Sleep and Dreaming

Diposting oleh amnom | 12.34

In the scientific age, sleep dreams have been explained as simply a function of brain chemisty or brain electrical circuitry, performing, at best, the function of flushing out waste or sorting out waking experiences, and, at worst, no function whatsoever. Sigmund Freud, who was the Viennese doctor who reconnected modern Western humans with dreams as significant events, explained them as part of an unconscious psychological mechanism that disguises and suppresses humans' all-encompassing, yet dangerous, sexual desires, but that has no other value. Carl Jung, Freud's protege for a while, understood dreams to have intrinsic value. He too conceptualized that they come from the unconscious of dreamers and serve the function of facilitating growth. For Jung, sleep dreams are meaningful, balancing waking attitudes, and their message is to be brought into consciousness. He postulated that sleep dreams speak in a symbolic language with the purpose of helping guide individuals to becoming fuller and more complete, "individuated."

We have found that approaching sleep dreams with the assumption that they are meaningful is most useful. Conceptualizing sleep dreams as emanations from the unconscious, both individual and collective, allows a dreamer to understand dreams as information from an internal wellspring of not-rationally attained information. Coming from "inside" the individual, they can be a guide to constructing a meaningful life that is not dependent upon sources outside the individual. Springing not from the conscious mind, sleep dreams are irrational and balance the limitations of the mind.

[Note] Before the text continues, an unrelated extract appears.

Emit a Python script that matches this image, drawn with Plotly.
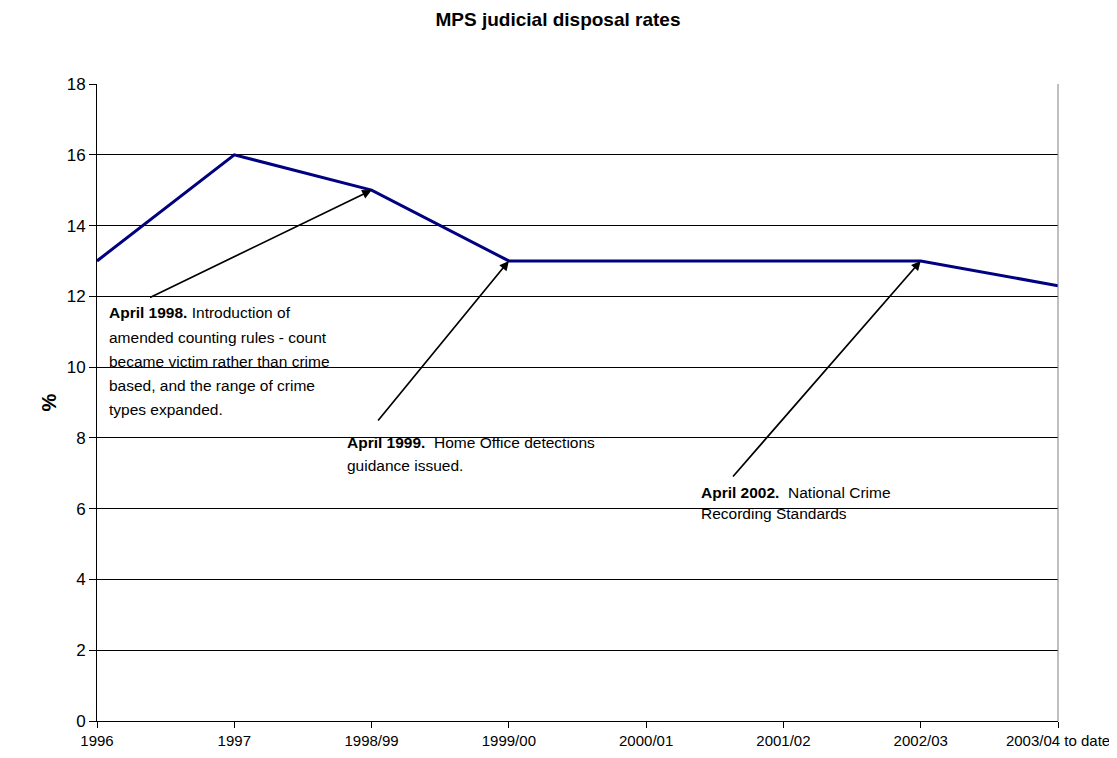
import plotly.graph_objects as go

categories = ["1996", "1997", "1998/99", "1999/00", "2000/01", "2001/02", "2002/03", "2003/04 to date"]
rates = [13, 16, 15, 13, 13, 13, 13, 12.3]
y_ticks = [0, 2, 4, 6, 8, 10, 12, 14, 16, 18]

OFF = 8  # page body margin
W, H = 1117 - OFF, 758 - OFF
L, R, T, B = 97, 1058, 84, 721
FONT = "Arial, Liberation Sans, sans-serif"

def px_paper(px, py):
    return (px - L) / (R - L), (B - py) / (B - T)

idx = list(range(len(categories)))

fig = go.Figure()
fig.add_trace(go.Scatter(x=idx, y=rates, mode="lines",
                         line=dict(color="#000080", width=3), showlegend=False,
                         hoverinfo="skip"))

annotations = []
# arrows: (category index, value, tail dx, tail dy in pixels)
arrows = [(2, rates[2], -223, 108), (3, rates[3], -132, 161), (6, rates[6], -189, 217)]
for xi, yv, dx, dy in arrows:
    annotations.append(dict(x=xi, y=yv, xref="x", yref="y", text="", showarrow=True,
                            ax=dx, ay=dy, axref="pixel", ayref="pixel",
                            arrowhead=2, arrowsize=1.1, arrowwidth=1.7,
                            arrowcolor="black", standoff=0, startstandoff=0))

text_blocks = [
    (109, [312, 337, 361, 385, 409],
     ["<b>April 1998.</b> Introduction of", "amended counting rules - count",
      "became victim rather than crime", "based, and the range of crime",
      "types expanded."]),
    (347, [442, 465], ["<b>April 1999.</b>  Home Office detections", "guidance issued."]),
    (701, [492, 513], ["<b>April 2002.</b>  National Crime", "Recording Standards"]),
]
for lx, ys, lines in text_blocks:
    for py, t in zip(ys, lines):
        xp, yp = px_paper(lx, py)
        annotations.append(dict(x=xp, y=yp, xref="paper", yref="paper", text=t,
                                showarrow=False, xanchor="left", yanchor="middle",
                                xshift=-2,
                                font=dict(family=FONT, size=15.5, color="black")))

fig.update_layout(
    width=W, height=H,
    margin=dict(l=L - OFF, r=W + OFF - R, t=T - OFF, b=H + OFF - B, autoexpand=False),
    paper_bgcolor="white", plot_bgcolor="white",
    title=dict(text="<b>MPS judicial disposal rates</b>", x=(558 - OFF) / W, xanchor="center",
               y=1 - (19 - OFF) / H, yanchor="middle",
               font=dict(family=FONT, size=19, color="black")),
    font=dict(family=FONT, size=15, color="black"),
    xaxis=dict(range=[0, len(categories) - 1], tickvals=idx, ticktext=categories,
               showgrid=False, zeroline=False, showline=True, linecolor="black",
               linewidth=1, ticks="outside", ticklen=6, tickcolor="black",
               tickfont=dict(family=FONT, size=15), fixedrange=True),
    yaxis=dict(range=[0, 18], tickvals=y_ticks, showgrid=True, gridcolor="black",
               gridwidth=1, zeroline=False, showline=True, linecolor="black",
               linewidth=1, ticks="outside", ticklen=7, tickcolor="black",
               tickfont=dict(family=FONT, size=17),
               title=dict(text="<b>%</b>", font=dict(family=FONT, size=20), standoff=4)),
    annotations=annotations,
    shapes=[dict(type="line", xref="paper", yref="paper", x0=1, x1=1, y0=0, y1=1,
                 line=dict(color="#808080", width=1))],
)

fig.write_html("out.html")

Sleep dreams seem to have a life of their own, they are wild and undomesticated. They are beyond the control of our rational minds. Because of this, sleep dreams often comment on our waking lives, encouraging us to balance our conscious attitudes and actions that have become too narrow, compulsive or one-sided. Sleep dreams can be understood to give advice about how to proceed in our waking lives.

The language of sleep dreams is not limited by the constrictions of wakeful mind-logic. They can seem utterly foreign and threatening to our rational minds. But taking the trouble to learn their language provides wisdom that makes for a life broader and richer beyond anything the mind can envision.